**Given problem**
Only the lines from the start of the data below through the line that contains "const yTickLabelsA = ['', '3', '6', '9', '12', '15'];" are to be copied, exactly and without pictures.

**Collected data**
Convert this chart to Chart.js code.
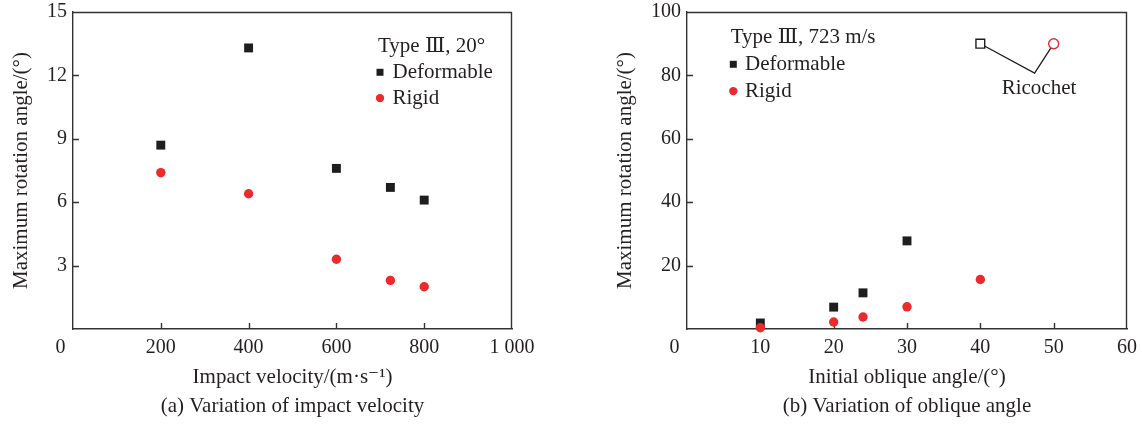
<!DOCTYPE html>
<html><head><meta charset="utf-8">
<script src="https://cdn.jsdelivr.net/npm/chart.js@4"></script>
<style>
html,body{margin:0;padding:0;background:#fff;}
#wrap{position:relative;width:1142px;height:428px;overflow:hidden;}
canvas{position:absolute;top:0;}
#c1{left:0}
#c2{left:571px}
</style></head><body>
<div id="wrap"><canvas id="c1" width="571" height="428"></canvas><canvas id="c2" width="571" height="428"></canvas></div>
<script>
// ---------- (a) Variation of impact velocity ----------
const velocities = [200, 400, 600, 723, 800];
const deformableA = [8.7, 13.3, 7.6, 6.7, 6.1];
const rigidA = [7.4, 6.4, 3.3, 2.3, 2.0];
const xTicksA = [0, 200, 400, 600, 800, 1000];
const xTickLabelsA = ['0', '200', '400', '600', '800', '1 000'];
const yTicksA = [0, 3, 6, 9, 12, 15];
const yTickLabelsA = ['', '3', '6', '9', '12', '15'];

// ---------- (b) Variation of oblique angle ----------
const obliqueDef = [10, 20, 24, 30];
const deformableB = [1.9, 6.9, 11.4, 27.8];
const obliqueRigid = [10, 20, 24, 30, 40];
const rigidB = [0.4, 2.2, 3.8, 7.0, 15.6];
const ricochetDefX = [40], ricochetDefY = [90];
const ricochetRigidX = [50], ricochetRigidY = [90];
const ricochetLeaderX = [40, 47.4, 50];
const ricochetLeaderY = [90, 80.7, 90];
const ricochetText = 'Ricochet';
const ricochetTextAt = [48, 76];
const xTicksB = [0, 10, 20, 30, 40, 50, 60];
const xTickLabelsB = ['0', '10', '20', '30', '40', '50', '60'];
const yTicksB = [0, 20, 40, 60, 80, 100];
const yTickLabelsB = ['', '20', '40', '60', '80', '100'];

const TEXT = '#231f20';
const AXIS = '#333333';
const RED = '#ec2a2c';
const BLACK = '#1e1e1e';
const FAMILY = "'Liberation Serif', 'DejaVu Serif', 'Times New Roman', serif";

Chart.defaults.font.family = FAMILY;
Chart.defaults.font.size = 21;
Chart.defaults.color = TEXT;
Chart.defaults.animation = false;

const zip = (xs, ys) => xs.map((x, i) => ({x, y: ys[i]}));

const framePlugin = {
  id: 'frame',
  beforeDatasetsDraw(chart) {
    const {ctx, chartArea: a} = chart;
    ctx.save();
    ctx.strokeStyle = AXIS;
    ctx.lineWidth = 1.4;
    ctx.beginPath();
    ctx.moveTo(a.left, a.top + 0.5);
    ctx.lineTo(a.right - 0.5, a.top + 0.5);
    ctx.lineTo(a.right - 0.5, a.bottom);
    ctx.stroke();
    // inward tick marks at the scales' ticks
    ctx.beginPath();
    const xs = chart.scales.x, ys = chart.scales.y;
    xs.ticks.forEach(t => {
      if (t.value <= xs.min || t.value >= xs.max) return;
      const px = Math.round(xs.getPixelForValue(t.value)) + 0.5;
      ctx.moveTo(px, a.bottom);
      ctx.lineTo(px, a.bottom - 6);
    });
    ys.ticks.forEach(t => {
      if (t.value <= ys.min || t.value >= ys.max) return;
      const py = Math.round(ys.getPixelForValue(t.value)) + 0.5;
      ctx.moveTo(a.left, py);
      ctx.lineTo(a.left + 6, py);
    });
    ctx.stroke();
    ctx.restore();
  }
};

const legendPlugin = {
  id: 'customLegend',
  afterDatasetsDraw(chart, args, opts) {
    if (!opts || !opts.title) return;
    const {ctx, chartArea: a} = chart;
    ctx.save();
    ctx.fillStyle = TEXT;
    ctx.font = '21px ' + FAMILY;
    ctx.textBaseline = 'middle';
    ctx.textAlign = 'left';
    const x0 = a.left + opts.dx, y0 = a.top + opts.dy;
    ctx.fillText(opts.title, x0, y0);
    const items = chart.data.datasets.filter(d => d.legendRow).sort((p, q) => p.legendRow - q.legendRow);
    items.forEach((d, i) => {
      const y = y0 + opts.rowGap * (i + 1);
      const mx = x0 + opts.markerDx;
      ctx.fillStyle = d.backgroundColor;
      ctx.beginPath();
      if (d.pointStyle === 'rect') {
        ctx.rect(mx - 3.5, y - 3.5, 7, 7);
      } else {
        ctx.arc(mx, y, 4.2, 0, Math.PI * 2);
      }
      ctx.fill();
      ctx.fillStyle = TEXT;
      ctx.fillText(d.label, x0 + opts.textDx, y);
    });
    if (opts.note) {
      const xs = chart.scales.x, ys = chart.scales.y;
      ctx.textAlign = 'center';
      ctx.fillText(opts.note.text, xs.getPixelForValue(opts.note.at[0]), ys.getPixelForValue(opts.note.at[1]));
    }
    ctx.restore();
  }
};

function zeroPad(s) { s.paddingTop = 0; s.paddingBottom = 0; s.paddingLeft = 0; s.paddingRight = 0; }

function scales(o) {
  return {
    x: {
      type: 'linear', min: o.xTicks[0], max: o.xTicks[o.xTicks.length - 1],
      afterBuildTicks: s => { s.ticks = o.xTicks.map(v => ({value: v})); },
      afterFit: s => { s.height = 99; zeroPad(s); },
      border: {display: true, color: AXIS, width: 1.4},
      grid: {display: false, drawOnChartArea: false, drawTicks: false},
      ticks: {
        autoSkip: false, maxRotation: 0, padding: 7, color: TEXT, font: {size: 20},
        callback: v => { const i = o.xTicks.indexOf(v); const t = i >= 0 ? o.xLabels[i] : ''; return v === 0 ? t + '     ' : t; }
      },
      title: {display: true, text: o.xTitle, color: TEXT, font: {size: 21, lineHeight: 1.37}, padding: {top: 0, bottom: 7}}
    },
    y: {
      type: 'linear', min: o.yTicks[0], max: o.yTicks[o.yTicks.length - 1],
      afterBuildTicks: s => { s.ticks = o.yTicks.map(v => ({value: v})); },
      afterFit: s => { s.width = o.yWidth; zeroPad(s); },
      border: {display: true, color: AXIS, width: 1.4},
      grid: {display: false, drawOnChartArea: false, drawTicks: false},
      ticks: {
        autoSkip: false, padding: 6, color: TEXT, font: {size: 20},
        callback: v => { const i = o.yTicks.indexOf(v); return i >= 0 ? o.yLabels[i] : ''; }
      },
      title: {display: true, text: 'Maximum rotation angle/(°)', color: TEXT, font: {size: 21}, padding: {top: 9, bottom: 0}}
    }
  };
}

new Chart(document.getElementById('c1'), {
  type: 'scatter',
  data: {
    datasets: [
      {label: 'Rigid', legendRow: 2, data: zip(velocities, rigidA), pointStyle: 'circle', pointRadius: 4.7, pointBorderWidth: 0, backgroundColor: RED, borderColor: RED, order: 1},
      {label: 'Deformable', legendRow: 1, data: zip(velocities, deformableA), pointStyle: 'rect', pointRadius: 6.3, pointBorderWidth: 0, backgroundColor: BLACK, borderColor: BLACK, order: 2}
    ]
  },
  options: {
    responsive: false, devicePixelRatio: 1, clip: false,
    layout: {padding: {left: 0, right: 59, top: 12, bottom: 0}},
    scales: scales({xTicks: xTicksA, xLabels: xTickLabelsA, yTicks: yTicksA, yLabels: yTickLabelsA, yWidth: 73,
      xTitle: ['Impact velocity/(m·s⁻¹)', '(a) Variation of impact velocity']}),
    plugins: {
      legend: {display: false}, tooltip: {enabled: false},
      customLegend: {title: 'Type Ⅲ, 20°', dx: 305, dy: 34.5, rowGap: 25.8, markerDx: 2, textDx: 14.5}
    }
  },
  plugins: [framePlugin, legendPlugin]
});

new Chart(document.getElementById('c2'), {
  type: 'scatter',
  data: {
    datasets: [
      {label: 'Ricochet (rigid)', data: zip(ricochetRigidX, ricochetRigidY), pointStyle: 'circle', pointRadius: 5, pointBorderWidth: 1.4, backgroundColor: '#ffffff', borderColor: RED, order: 0},
      {label: 'Ricochet (deformable)', data: zip(ricochetDefX, ricochetDefY), pointStyle: 'rect', pointRadius: 6.2, pointBorderWidth: 1.4, backgroundColor: '#ffffff', borderColor: BLACK, order: 0},
      {label: 'Rigid', legendRow: 2, data: zip(obliqueRigid, rigidB), pointStyle: 'circle', pointRadius: 4.7, pointBorderWidth: 0, backgroundColor: RED, borderColor: RED, order: 1},
      {label: 'Deformable', legendRow: 1, data: zip(obliqueDef, deformableB), pointStyle: 'rect', pointRadius: 6.3, pointBorderWidth: 0, backgroundColor: BLACK, borderColor: BLACK, order: 2},
      {type: 'line', label: 'leader', data: zip(ricochetLeaderX, ricochetLeaderY), showLine: true, pointRadius: 0, borderColor: BLACK, borderWidth: 1.3, fill: false, tension: 0, order: 5}
    ]
  },
  options: {
    responsive: false, devicePixelRatio: 1, clip: false,
    layout: {padding: {left: 33, right: 15, top: 12, bottom: 0}},
    scales: scales({xTicks: xTicksB, xLabels: xTickLabelsB, yTicks: yTicksB, yLabels: yTickLabelsB, yWidth: 83,
      xTitle: ['Initial oblique angle/(°)', '(b) Variation of oblique angle']}),
    plugins: {
      legend: {display: false}, tooltip: {enabled: false},
      customLegend: {title: 'Type Ⅲ, 723 m/s', dx: 43.7, dy: 25.5, rowGap: 26.8, markerDx: 2.6, textDx: 14.3,
        note: {text: ricochetText, at: ricochetTextAt}}
    }
  },
  plugins: [framePlugin, legendPlugin]
});
</script>
</body></html>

**Answer below**
Convert this chart to Chart.js code.
<!DOCTYPE html>
<html><head><meta charset="utf-8">
<script src="https://cdn.jsdelivr.net/npm/chart.js@4"></script>
<style>
html,body{margin:0;padding:0;background:#fff;}
#wrap{position:relative;width:1142px;height:428px;overflow:hidden;}
canvas{position:absolute;top:0;}
#c1{left:0}
#c2{left:571px}
</style></head><body>
<div id="wrap"><canvas id="c1" width="571" height="428"></canvas><canvas id="c2" width="571" height="428"></canvas></div>
<script>
// ---------- (a) Variation of impact velocity ----------
const velocities = [200, 400, 600, 723, 800];
const deformableA = [8.7, 13.3, 7.6, 6.7, 6.1];
const rigidA = [7.4, 6.4, 3.3, 2.3, 2.0];
const xTicksA = [0, 200, 400, 600, 800, 1000];
const xTickLabelsA = ['0', '200', '400', '600', '800', '1 000'];
const yTicksA = [0, 3, 6, 9, 12, 15];
const yTickLabelsA = ['', '3', '6', '9', '12', '15'];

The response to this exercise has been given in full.